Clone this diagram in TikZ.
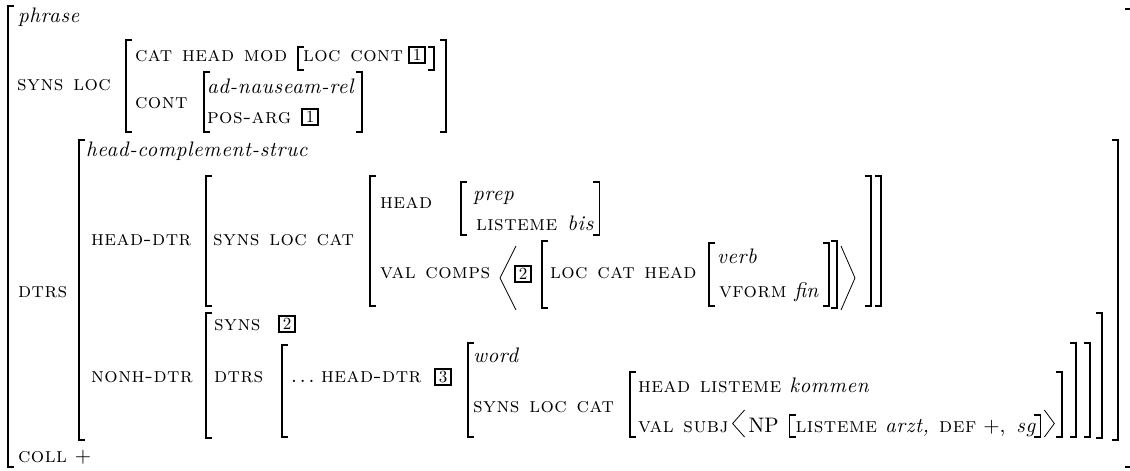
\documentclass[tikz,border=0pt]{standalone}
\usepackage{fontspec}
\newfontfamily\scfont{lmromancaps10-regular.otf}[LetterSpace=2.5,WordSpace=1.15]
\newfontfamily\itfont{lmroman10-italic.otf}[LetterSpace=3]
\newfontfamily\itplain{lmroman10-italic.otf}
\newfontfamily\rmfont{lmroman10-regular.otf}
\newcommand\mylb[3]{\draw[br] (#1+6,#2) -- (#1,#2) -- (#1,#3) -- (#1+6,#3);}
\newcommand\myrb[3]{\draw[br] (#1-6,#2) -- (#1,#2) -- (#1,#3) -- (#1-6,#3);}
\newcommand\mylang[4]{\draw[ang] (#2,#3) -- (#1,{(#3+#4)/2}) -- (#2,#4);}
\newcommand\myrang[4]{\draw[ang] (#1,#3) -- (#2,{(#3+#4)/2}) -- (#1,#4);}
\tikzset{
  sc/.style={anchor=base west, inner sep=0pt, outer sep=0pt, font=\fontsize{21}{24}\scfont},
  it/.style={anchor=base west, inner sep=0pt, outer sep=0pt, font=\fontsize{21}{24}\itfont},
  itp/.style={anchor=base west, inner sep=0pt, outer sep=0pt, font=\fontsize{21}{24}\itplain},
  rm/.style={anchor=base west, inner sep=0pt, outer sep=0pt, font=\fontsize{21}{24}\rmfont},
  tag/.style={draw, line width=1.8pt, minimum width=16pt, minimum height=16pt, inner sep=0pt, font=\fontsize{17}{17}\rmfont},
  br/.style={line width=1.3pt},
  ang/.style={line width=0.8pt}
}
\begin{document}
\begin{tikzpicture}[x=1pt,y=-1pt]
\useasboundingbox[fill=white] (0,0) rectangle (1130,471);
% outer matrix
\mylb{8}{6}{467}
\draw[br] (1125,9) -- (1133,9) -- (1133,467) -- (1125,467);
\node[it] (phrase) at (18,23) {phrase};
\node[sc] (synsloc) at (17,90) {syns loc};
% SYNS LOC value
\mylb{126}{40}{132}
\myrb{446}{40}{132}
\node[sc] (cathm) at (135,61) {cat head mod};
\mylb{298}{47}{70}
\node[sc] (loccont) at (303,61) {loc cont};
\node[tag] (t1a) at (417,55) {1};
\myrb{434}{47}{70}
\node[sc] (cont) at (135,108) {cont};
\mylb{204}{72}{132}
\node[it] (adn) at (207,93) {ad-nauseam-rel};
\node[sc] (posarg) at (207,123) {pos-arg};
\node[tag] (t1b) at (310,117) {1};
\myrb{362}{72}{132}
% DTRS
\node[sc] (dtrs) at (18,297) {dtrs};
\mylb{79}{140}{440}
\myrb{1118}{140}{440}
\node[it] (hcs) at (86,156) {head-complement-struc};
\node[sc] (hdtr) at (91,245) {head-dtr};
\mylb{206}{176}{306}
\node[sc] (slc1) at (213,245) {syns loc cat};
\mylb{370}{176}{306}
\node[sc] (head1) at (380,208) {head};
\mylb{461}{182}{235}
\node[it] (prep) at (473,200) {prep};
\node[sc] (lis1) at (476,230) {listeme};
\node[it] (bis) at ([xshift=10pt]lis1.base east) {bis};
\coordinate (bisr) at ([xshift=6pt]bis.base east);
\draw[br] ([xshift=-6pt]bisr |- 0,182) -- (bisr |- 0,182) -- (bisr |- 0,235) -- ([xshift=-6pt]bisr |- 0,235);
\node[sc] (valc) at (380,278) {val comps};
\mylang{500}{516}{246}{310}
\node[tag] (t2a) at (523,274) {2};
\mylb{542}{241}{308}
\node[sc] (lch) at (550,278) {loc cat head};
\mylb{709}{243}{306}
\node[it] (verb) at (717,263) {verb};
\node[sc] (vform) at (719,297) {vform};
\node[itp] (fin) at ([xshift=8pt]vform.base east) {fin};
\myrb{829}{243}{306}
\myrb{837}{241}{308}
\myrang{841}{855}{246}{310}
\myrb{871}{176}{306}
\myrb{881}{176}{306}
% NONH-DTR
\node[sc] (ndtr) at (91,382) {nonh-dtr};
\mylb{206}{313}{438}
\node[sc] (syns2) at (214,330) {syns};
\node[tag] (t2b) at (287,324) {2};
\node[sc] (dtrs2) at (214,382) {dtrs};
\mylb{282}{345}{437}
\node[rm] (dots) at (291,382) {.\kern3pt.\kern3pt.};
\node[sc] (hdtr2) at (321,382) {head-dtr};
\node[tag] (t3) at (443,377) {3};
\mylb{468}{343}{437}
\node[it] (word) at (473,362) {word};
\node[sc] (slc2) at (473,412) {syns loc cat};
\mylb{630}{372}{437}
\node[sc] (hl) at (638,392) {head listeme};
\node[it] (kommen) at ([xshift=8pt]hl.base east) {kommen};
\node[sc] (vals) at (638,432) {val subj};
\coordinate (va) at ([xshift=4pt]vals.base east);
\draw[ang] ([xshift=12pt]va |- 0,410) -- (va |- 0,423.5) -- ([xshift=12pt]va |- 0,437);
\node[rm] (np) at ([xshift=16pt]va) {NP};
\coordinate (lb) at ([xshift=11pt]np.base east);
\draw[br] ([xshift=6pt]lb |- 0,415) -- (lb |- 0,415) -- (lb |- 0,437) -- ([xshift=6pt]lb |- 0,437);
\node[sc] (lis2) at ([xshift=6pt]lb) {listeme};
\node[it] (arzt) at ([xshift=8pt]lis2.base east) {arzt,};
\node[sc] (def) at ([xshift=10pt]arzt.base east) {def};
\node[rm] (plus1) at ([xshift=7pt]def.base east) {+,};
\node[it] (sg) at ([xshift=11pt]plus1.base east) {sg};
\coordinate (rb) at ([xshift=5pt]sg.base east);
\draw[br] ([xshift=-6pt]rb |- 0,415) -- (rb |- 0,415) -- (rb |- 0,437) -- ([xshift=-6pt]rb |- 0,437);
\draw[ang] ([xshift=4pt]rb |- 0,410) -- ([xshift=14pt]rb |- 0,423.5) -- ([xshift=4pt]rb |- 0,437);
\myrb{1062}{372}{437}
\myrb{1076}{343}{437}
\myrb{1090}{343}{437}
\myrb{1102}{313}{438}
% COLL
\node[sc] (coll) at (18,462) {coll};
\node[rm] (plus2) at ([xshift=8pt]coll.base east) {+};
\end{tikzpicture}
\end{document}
= = = = =
Take the listing above and restate it word for word, without its pictures.

Clone this diagram in TikZ.
\documentclass[tikz,border=0pt]{standalone}
\usepackage{fontspec}
\newfontfamily\scfont{lmromancaps10-regular.otf}[LetterSpace=2.5,WordSpace=1.15]
\newfontfamily\itfont{lmroman10-italic.otf}[LetterSpace=3]
\newfontfamily\itplain{lmroman10-italic.otf}
\newfontfamily\rmfont{lmroman10-regular.otf}
\newcommand\mylb[3]{\draw[br] (#1+6,#2) -- (#1,#2) -- (#1,#3) -- (#1+6,#3);}
\newcommand\myrb[3]{\draw[br] (#1-6,#2) -- (#1,#2) -- (#1,#3) -- (#1-6,#3);}
\newcommand\mylang[4]{\draw[ang] (#2,#3) -- (#1,{(#3+#4)/2}) -- (#2,#4);}
\newcommand\myrang[4]{\draw[ang] (#1,#3) -- (#2,{(#3+#4)/2}) -- (#1,#4);}
\tikzset{
  sc/.style={anchor=base west, inner sep=0pt, outer sep=0pt, font=\fontsize{21}{24}\scfont},
  it/.style={anchor=base west, inner sep=0pt, outer sep=0pt, font=\fontsize{21}{24}\itfont},
  itp/.style={anchor=base west, inner sep=0pt, outer sep=0pt, font=\fontsize{21}{24}\itplain},
  rm/.style={anchor=base west, inner sep=0pt, outer sep=0pt, font=\fontsize{21}{24}\rmfont},
  tag/.style={draw, line width=1.8pt, minimum width=16pt, minimum height=16pt, inner sep=0pt, font=\fontsize{17}{17}\rmfont},
  br/.style={line width=1.3pt},
  ang/.style={line width=0.8pt}
}
\begin{document}
\begin{tikzpicture}[x=1pt,y=-1pt]
\useasboundingbox[fill=white] (0,0) rectangle (1130,471);
% outer matrix
\mylb{8}{6}{467}
\draw[br] (1125,9) -- (1133,9) -- (1133,467) -- (1125,467);
\node[it] (phrase) at (18,23) {phrase};
\node[sc] (synsloc) at (17,90) {syns loc};
% SYNS LOC value
\mylb{126}{40}{132}
\myrb{446}{40}{132}
\node[sc] (cathm) at (135,61) {cat head mod};
\mylb{298}{47}{70}
\node[sc] (loccont) at (303,61) {loc cont};
\node[tag] (t1a) at (417,55) {1};
\myrb{434}{47}{70}
\node[sc] (cont) at (135,108) {cont};
\mylb{204}{72}{132}
\node[it] (adn) at (207,93) {ad-nauseam-rel};
\node[sc] (posarg) at (207,123) {pos-arg};
\node[tag] (t1b) at (310,117) {1};
\myrb{362}{72}{132}
% DTRS
\node[sc] (dtrs) at (18,297) {dtrs};
\mylb{79}{140}{440}
\myrb{1118}{140}{440}
\node[it] (hcs) at (86,156) {head-complement-struc};
\node[sc] (hdtr) at (91,245) {head-dtr};
\mylb{206}{176}{306}
\node[sc] (slc1) at (213,245) {syns loc cat};
\mylb{370}{176}{306}
\node[sc] (head1) at (380,208) {head};
\mylb{461}{182}{235}
\node[it] (prep) at (473,200) {prep};
\node[sc] (lis1) at (476,230) {listeme};
\node[it] (bis) at ([xshift=10pt]lis1.base east) {bis};
\coordinate (bisr) at ([xshift=6pt]bis.base east);
\draw[br] ([xshift=-6pt]bisr |- 0,182) -- (bisr |- 0,182) -- (bisr |- 0,235) -- ([xshift=-6pt]bisr |- 0,235);
\node[sc] (valc) at (380,278) {val comps};
\mylang{500}{516}{246}{310}
\node[tag] (t2a) at (523,274) {2};
\mylb{542}{241}{308}
\node[sc] (lch) at (550,278) {loc cat head};
\mylb{709}{243}{306}
\node[it] (verb) at (717,263) {verb};
\node[sc] (vform) at (719,297) {vform};
\node[itp] (fin) at ([xshift=8pt]vform.base east) {fin};
\myrb{829}{243}{306}
\myrb{837}{241}{308}
\myrang{841}{855}{246}{310}
\myrb{871}{176}{306}
\myrb{881}{176}{306}
% NONH-DTR
\node[sc] (ndtr) at (91,382) {nonh-dtr};
\mylb{206}{313}{438}
\node[sc] (syns2) at (214,330) {syns};
\node[tag] (t2b) at (287,324) {2};
\node[sc] (dtrs2) at (214,382) {dtrs};
\mylb{282}{345}{437}
\node[rm] (dots) at (291,382) {.\kern3pt.\kern3pt.};
\node[sc] (hdtr2) at (321,382) {head-dtr};
\node[tag] (t3) at (443,377) {3};
\mylb{468}{343}{437}
\node[it] (word) at (473,362) {word};
\node[sc] (slc2) at (473,412) {syns loc cat};
\mylb{630}{372}{437}
\node[sc] (hl) at (638,392) {head listeme};
\node[it] (kommen) at ([xshift=8pt]hl.base east) {kommen};
\node[sc] (vals) at (638,432) {val subj};
\coordinate (va) at ([xshift=4pt]vals.base east);
\draw[ang] ([xshift=12pt]va |- 0,410) -- (va |- 0,423.5) -- ([xshift=12pt]va |- 0,437);
\node[rm] (np) at ([xshift=16pt]va) {NP};
\coordinate (lb) at ([xshift=11pt]np.base east);
\draw[br] ([xshift=6pt]lb |- 0,415) -- (lb |- 0,415) -- (lb |- 0,437) -- ([xshift=6pt]lb |- 0,437);
\node[sc] (lis2) at ([xshift=6pt]lb) {listeme};
\node[it] (arzt) at ([xshift=8pt]lis2.base east) {arzt,};
\node[sc] (def) at ([xshift=10pt]arzt.base east) {def};
\node[rm] (plus1) at ([xshift=7pt]def.base east) {+,};
\node[it] (sg) at ([xshift=11pt]plus1.base east) {sg};
\coordinate (rb) at ([xshift=5pt]sg.base east);
\draw[br] ([xshift=-6pt]rb |- 0,415) -- (rb |- 0,415) -- (rb |- 0,437) -- ([xshift=-6pt]rb |- 0,437);
\draw[ang] ([xshift=4pt]rb |- 0,410) -- ([xshift=14pt]rb |- 0,423.5) -- ([xshift=4pt]rb |- 0,437);
\myrb{1062}{372}{437}
\myrb{1076}{343}{437}
\myrb{1090}{343}{437}
\myrb{1102}{313}{438}
% COLL
\node[sc] (coll) at (18,462) {coll};
\node[rm] (plus2) at ([xshift=8pt]coll.base east) {+};
\end{tikzpicture}
\end{document}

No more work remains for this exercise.